Take for example the character of Fiamma. She comes off very aloof and somewhat superior in the book. It makes sense when you consider that Cracks is narrated in the first person by one of the girls on the swimming team, while in a flashback. Clearly, the narrator would view Fiamma as superior to rationalize her (as well as the group's) actions towards the end of the book. However, as a reader, you don't get the sense that you know anything about Fiamma. While it's impossible not to sympathize with her considering what happens, you get to see more of Fiamma's essence in the movie. So, when the end came, I was left feeling equally heartbroken in both the movie and the book, but whereas I felt heartbroken as to what happened to a child in the book, in the movie I was heartbroken as to what happened to Fiamma.

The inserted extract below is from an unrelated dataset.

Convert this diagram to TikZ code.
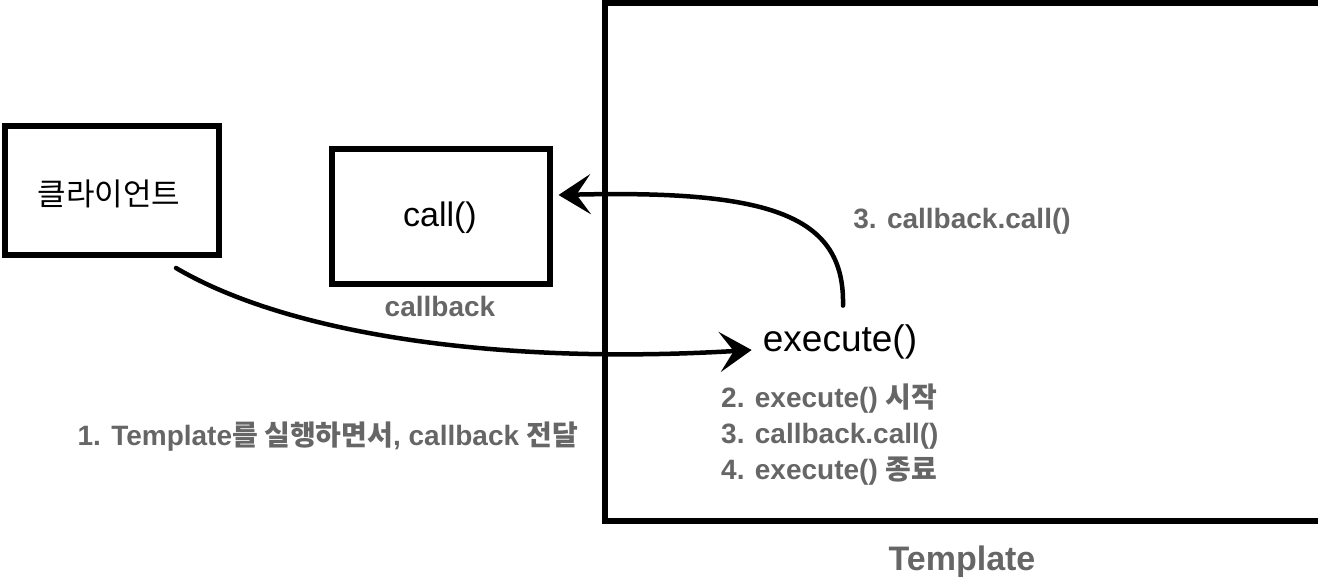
\documentclass[tikz,border=0pt]{standalone}
\usepackage{fontspec}
\setmainfont{Liberation Sans}
\newfontfamily\kr{Noto Sans CJK KR}
\usetikzlibrary{arrows.meta}
\definecolor{lblgray}{RGB}{102,102,102}
\tikzset{
  box/.style={draw=black, line width=6pt, inner sep=0pt},
  lbl/.style={text=lblgray, font=\bfseries\fontsize{28}{36}\selectfont, inner sep=0pt},
  conn/.style={line width=4.5pt, line cap=round, -{Stealth[length=32pt,width=40pt,inset=14pt]}},
}
\begin{document}
\begin{tikzpicture}[x=1pt,y=1pt]
  \useasboundingbox (0,0) rectangle (1318,-580);
  \clip (0,0) rectangle (1318,-580);
  % boxes
  \node[box, minimum width=214pt, minimum height=129pt] (client) at (112,-190.5) {};
  \node[font=\kr\fontsize{31}{36}\selectfont, inner sep=0pt] (clienttxt) at (109,-194) {클라이언트};
  \node[box, minimum width=217.5pt, minimum height=135pt] (cb) at (440.75,-217) {};
  \node[font=\fontsize{34}{40}\selectfont, inner sep=0pt] (calltxt) at (440,-218) {call()};
  \node[lbl] (cblbl) at (440,-306) {callback};
  \node[box, minimum width=725.5pt, minimum height=518pt] (tmpl) at (967.25,-262) {};
  \node[lbl, font=\bfseries\fontsize{34}{40}\selectfont] (tmpllbl) at (962,-562) {Template};
  \node[font=\fontsize{37}{44}\selectfont, inner sep=0pt] (ex) at (840,-342) {execute()};
  % labels
  \node[lbl] (t3) at (962,-221) {3. callback.call()};
  \node[lbl, align=left, anchor=west] (steps) at (721,-435)
    {2. execute() {\kr 시작}\\3. callback.call()\\4. execute() {\kr 종료}};
  \node[lbl] (t1) at (328,-437) {1. Template{\kr 를 실행하면서}, callback {\kr 전달}};
  % connectors
  \draw[conn] ([shift={(64,-10)}]client.south) .. controls (290,-335) and (500,-365) .. ([shift={(-11,-8)}]ex.west);
  \draw[conn] ([shift={(3,19)}]ex.north) .. controls (845,-215) and (770,-190) .. ([shift={(6,22)}]cb.east);
\end{tikzpicture}
\end{document}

Miss G. is another character that was particularly one-note in Cracks. While reading, I was kind of baffled as to why all of these girls seemed so infatuated with her. We don't know much about her in the book, only that she's really manipulative. However, in the film version you get a way more complex character. You get to see how these girls fall in love with her (hell, at the beginning I think even I was in love with her), you get to see the depth of her villianness, but you also get a multi-faceted character who while equally mysterious in both the film and the book, is also someone who is endlessly fascinating to analyze (now a disclaimer in which I say that her infatuation and subsequent behavior in regards to Fiamma was disgusting and I don't condone anything she did in either the book or the movie. But she was a damn intriguing character).
Also one random thing that bugged me in the book version of Cracks was the fact that the author infiltrated herself into the novel. I understand basing a character on yourself, but once you give that character your full name, I'm inclined to believe that it's a little more than self-indulgent.
Overall, I found Cracks to be extremely disappointing. It was a book that had enormous potential due to it's taboo plot, but it just fell short. Hell, it WAS short. 165 pages full of characters that at the end of the day, you realize you don't care much about...whereas in the movie I found that I cared about all of them even Miss G. (again, I'm well aware of how monstrous her actions were. Damn, Eva Green and her fantastic acting for making me feel slightly bad for Miss G). So, if you're given the choice as to read Cracks or watch Cracks, pick the film every single time. Powerful movie, disappointing book.